Majority of the email, 85%, is trully non-spam email and true spam eamils account for around 14.5% of all emails.

Coclusion

In this document classification project I used 50% of emails as my training data and the rest as test data, I used three algorisms - Support vector machines, Forest tree, and Maximum entropy to do the classification. In the test, the accurary of these three models are: gave us over 99.3%, 99.3% and 98.9%. All three methods performed equally well.
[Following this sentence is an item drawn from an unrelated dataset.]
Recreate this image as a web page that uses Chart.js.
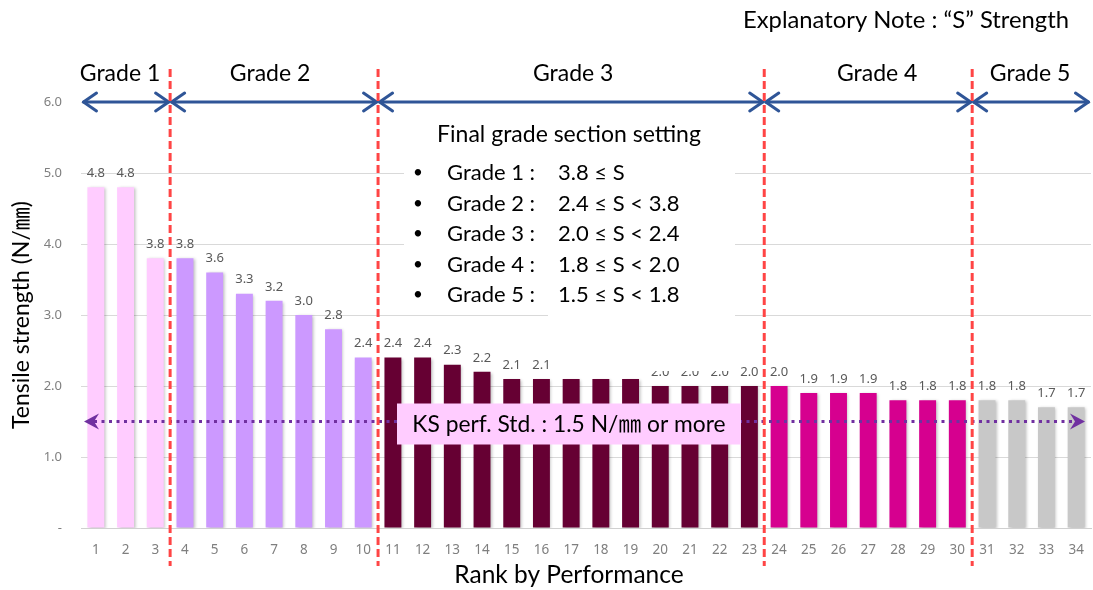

Unsupervised text classification

** LDA: the Latent Dirichlet Allocation**

library(topicmodels)

## Warning: package 'topicmodels' was built under R version 3.3.3

lda_out <- LDA(dtm_mix, 2)
posterior_lda <- posterior(lda_out)
lda_topics <- data.frame(t(posterior_lda$topics))

mean_topic_matrix <- matrix(
NA,
nrow = 2,
ncol = 2,
dimnames = list(names(table(classify_labels)),c("Ham", "Spam"))
)

## Filling matrix
for(i in 1:2){
mean_topic_matrix[i,] <- apply(lda_topics[, which(classify_labels ==
rownames(mean_topic_matrix)[i])], 1, mean)
}

## Outputting rounded matrix
round(mean_topic_matrix, 2)

##       Ham Spam
## Ham  0.94 0.06
## Spam 0.76 0.24

terms(lda_out, 20)

##       Topic 1             Topic 2                 
##  [1,] "sep"               "width"                 
##  [2,] "esmtp"             "height"                
##  [3,] "localhost"         "widthd"                
##  [4,] "aug"               "border"                
##  [5,] "receiv"            "tabl"                  
##  [6,] "oct"               "helvetica"             
##  [7,] "postfix"           "cellpad"               
##  [8,] "istreceiv"         "cellspac"              
##  [9,] "thu"               "size"                  
## [10,] "mon"               "font"                  
## [11,] "from"              "faceari"               
## [12,] "wed"               "heightd"               
## [13,] "jalapeno"          "img"                   
## [14,] "jmlocalhost"       "srchttpwwwcnetcombgif" 
## [15,] "tue"               "borderd"               
## [16,] "dogmaslashnullorg" "heighttdtd"            
## [17,] "the"               "srchttphomecnetcombgif"
## [18,] "returnpath"        "alt"                   
## [19,] "fri"               "arial"                 
## [20,] "use"               "srchttpwwwzdnetcombgif"

The terms, at least the first 20, assicated to either ham or spam could not help people to figure out the label. Maybe for unsupervised method it will be more appropriate to only extrac the email body for text analysis.